|Exactly how I'll look going in to work on Friday, 401ak47.com|
I sit here a one-handed man. Well, I have both hands, but one is encased in a puffy cast. If you read last week’s blog, you know I don’t have a cool story behind my temporary cast-edness. If you didn’t read last week’s blog, I assure you the reasons involve a hungry crocodile, a boatful of honor student orphans and their service animal companions. It’s not cool and I’m no hero. I’m just a guy who did what needed to be done.
Anyway, so on Thursday morning I underwent a procedure to correct the damage that had been done, whatever the cause was. Shockingly, I have a couple of thoughts on this whole process of undergoing outpatient surgery and I will present those to you now in bullet form:
- No food or drink after midnight. If you’re undergoing anesthesia, you can’t eat or drink after midnight. That’s fine – if all surgeries took place at 7:30 the following morning. But not mine. I was scheduled to go under the laser at noon. Noon. I understand to some people going twelve hours without food is a part of life. But not to me. I become a very cranky, ugly man if I don’t get my morning Kixx fix. Get to work, Science. I want to be able to eat my weight in cashews while I’m lying on the gurney waiting to go into the O.R. I think you’d find patients would be much less irritable.
- Things you need to take off. Surgery, like trying to get on a plane or traveling through time in the “Terminator” movies, has a very strict and confusing set of rules. Some things are cool to bring along, others, not so much. Apparently, these rules weren’t explained very clearly to either myself or the girl in the next bed as we both forgot to take off stuff.

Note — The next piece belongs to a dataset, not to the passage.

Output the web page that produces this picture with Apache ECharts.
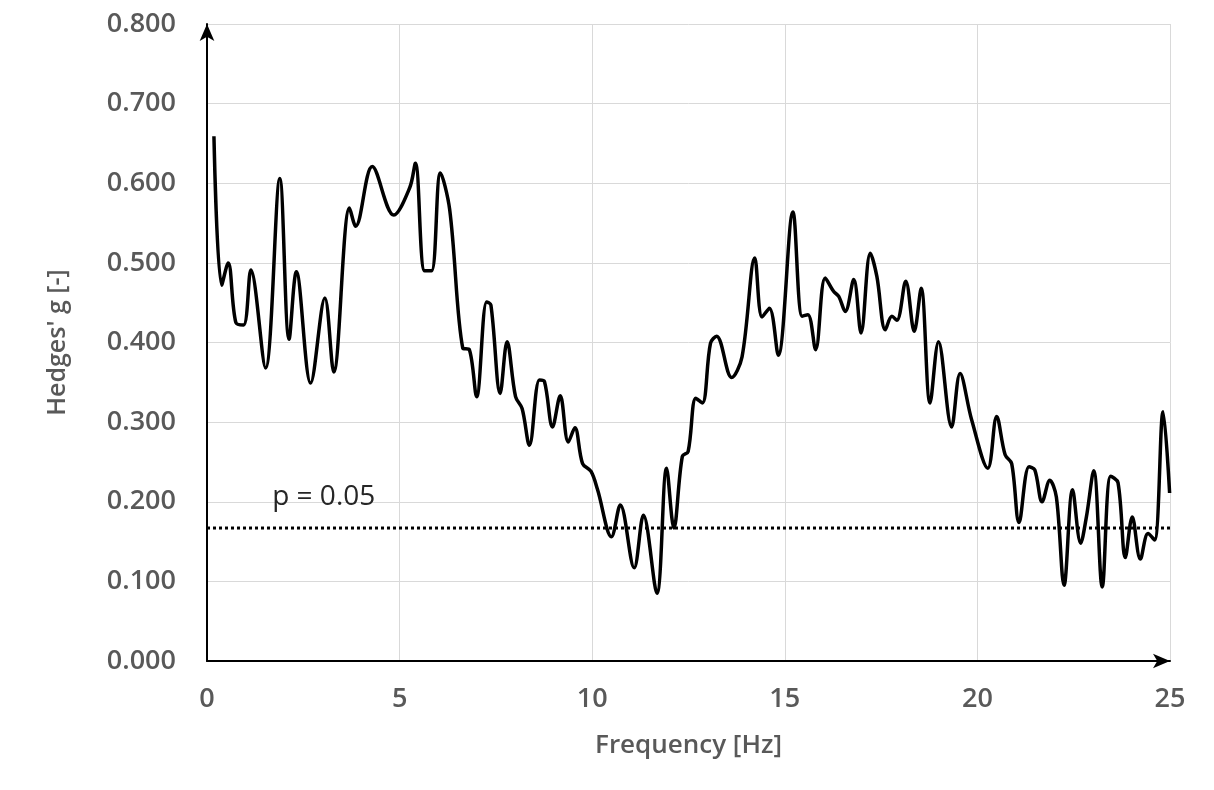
<!DOCTYPE html>
<html>
<head>
<meta charset="utf-8">
<script src="https://cdn.jsdelivr.net/npm/echarts@6/dist/echarts.min.js"></script>
<style>
html,body{margin:0;padding:0;background:#fff;}
#chart{width:1214px;height:790px;}
</style>
</head>
<body>
<div id="chart"></div>
<script>
var freq = [0.18,0.38,0.55,0.75,0.95,1.14,1.52,1.89,2.13,2.32,2.69,3.06,3.29,3.70,3.86,4.29,4.85,5.26,5.41,5.65,5.83,6.06,6.30,6.64,6.81,7.00,7.26,7.37,7.61,7.79,8.01,8.18,8.37,8.63,8.76,8.97,9.17,9.38,9.55,9.75,9.97,10.14,10.50,10.73,11.09,11.33,11.68,11.93,12.12,12.34,12.49,12.69,12.86,13.07,13.23,13.62,13.89,14.22,14.41,14.60,14.83,15.21,15.45,15.60,15.80,16.05,16.27,16.40,16.57,16.79,16.98,17.22,17.39,17.61,17.78,17.91,18.14,18.36,18.54,18.77,18.99,19.33,19.55,19.85,20.27,20.50,20.72,20.89,21.08,21.34,21.49,21.68,21.88,22.05,22.25,22.47,22.68,22.83,23.02,23.24,23.46,23.65,23.84,24.02,24.23,24.43,24.60,24.82,24.99];
var hedges = [0.659,0.472,0.500,0.425,0.422,0.491,0.368,0.606,0.404,0.489,0.349,0.456,0.363,0.569,0.546,0.621,0.560,0.594,0.625,0.490,0.490,0.613,0.567,0.393,0.391,0.332,0.451,0.447,0.336,0.401,0.332,0.317,0.271,0.353,0.351,0.294,0.333,0.275,0.293,0.248,0.238,0.215,0.156,0.196,0.117,0.183,0.085,0.242,0.167,0.257,0.263,0.330,0.324,0.399,0.408,0.356,0.382,0.506,0.432,0.443,0.384,0.564,0.433,0.435,0.391,0.481,0.464,0.458,0.439,0.479,0.412,0.512,0.483,0.416,0.433,0.428,0.477,0.414,0.468,0.324,0.401,0.294,0.361,0.303,0.242,0.307,0.259,0.248,0.174,0.244,0.240,0.200,0.227,0.206,0.095,0.215,0.148,0.181,0.239,0.093,0.232,0.224,0.130,0.181,0.128,0.160,0.152,0.313,0.211];
var pThreshold = 0.167;
var pLabel = 'p = 0.05';
var pLabelFreq = 3.03;
var xTitle = 'Frequency [Hz]';
var yTitle = "Hedges' g [-]";

var font = '"Open Sans", "Liberation Sans", sans-serif';
var lineData = freq.map(function(f,i){return [f, hedges[i]];});

var chart = echarts.init(document.getElementById('chart'), null, {renderer:'canvas'});
chart.setOption({
  animation:false,
  backgroundColor:'#ffffff',
  grid:{left:207,right:44,top:24,bottom:129,containLabel:false},
  xAxis:{
    type:'value',min:0,max:25,interval:5,
    name:xTitle,nameLocation:'middle',nameGap:72,
    nameTextStyle:{fontFamily:font,fontSize:26,fontWeight:600,color:'#595959'},
    axisLine:{show:true,onZero:false,symbol:['none','arrow'],symbolSize:[11,17],lineStyle:{color:'#000',width:2}},
    axisTick:{show:false},
    axisLabel:{margin:25,fontFamily:font,fontSize:27,fontWeight:600,color:'#595959'},
    splitLine:{show:true,lineStyle:{color:'#d9d9d9',width:1}}
  },
  yAxis:{
    type:'value',min:0,max:0.8,interval:0.1,
    name:yTitle,nameLocation:'middle',nameGap:137,
    nameTextStyle:{fontFamily:font,fontSize:25,fontWeight:600,color:'#595959'},
    axisLine:{show:true,symbol:['none','arrow'],symbolSize:[11,17],lineStyle:{color:'#000',width:2}},
    axisTick:{show:false},
    axisLabel:{margin:31,fontFamily:font,fontSize:27,fontWeight:600,color:'#595959',
      formatter:function(v){return v.toFixed(3);}},
    splitLine:{show:true,lineStyle:{color:'#d9d9d9',width:1}}
  },
  series:[
    {
      type:'line',data:lineData,smooth:0.35,showSymbol:false,
      lineStyle:{color:'#000',width:3.5},z:3
    },
    {
      type:'line',data:[[0,pThreshold],[25,pThreshold]],showSymbol:false,
      lineStyle:{color:'#000',width:3,type:[3,3]},z:2
    },
    {
      type:'scatter',data:[[pLabelFreq,pThreshold]],symbolSize:1,
      itemStyle:{color:'rgba(0,0,0,0)',opacity:1},silent:true,
      label:{show:true,formatter:pLabel,position:'top',distance:16,opacity:1,
        fontFamily:font,fontSize:28,color:'#262626'}
    }
  ]
});
</script>
</body>
</html>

One of us left his or her undershirt on. The other left his or her nipple rings in. I’ll leave it to you to decide who was who, but either way, we both made life very difficult for our attending nurse. Let’s add going in fully-clothed, with all piercings in place to my cashew thing from above.
- Pain meds. For the second time in my life – first was after my wisdom teeth came out – I’ve abandoned the prescription pain meds after day one. I’m not sure they did anything for my pain, but they did make me feel like I was living on a house boat with a hurricane bearing down on me. I’m not sure what the day-to-day baseline must be like for people who enjoy taking these things recreationally, but god have mercy on your soul if a perpetual state of seasick queasiness is preferable.
- Thank god for cartoons and sitcoms. If it wasn’t for it being a central plot in one episode of every one of these ever, I would have no idea how to shower in a cast.
- Early spring/fall are the worst times for wrist surgery. These are seasons defined by middle of the road temperatures. Some days are hot, others are cold. The clothing of choice for these seasons is the hoodie. Just so happens, hoodies don’t fit very easily over a wrist cast. Just another situation where pirate-style sleeves would be helpful.
- Speaking of cartoons, I have lost ZERO forks inside my cast to date. What’s up? Where’s that hilariously persistent itch that can only be tended to by sticking silverware between cast and skin? Perhaps I’ve just jinxed myself. Forget I said anything!
Alight, well that’s all the complaining I’ve got in me for today. I go back on Thursday to see if things are healing right or if demonic possession has set in. If the latter is the case, then they need to just lop the hand off and replace it with a chainsaw. Kind of hoping for that one, but we’ll just have to wait and see.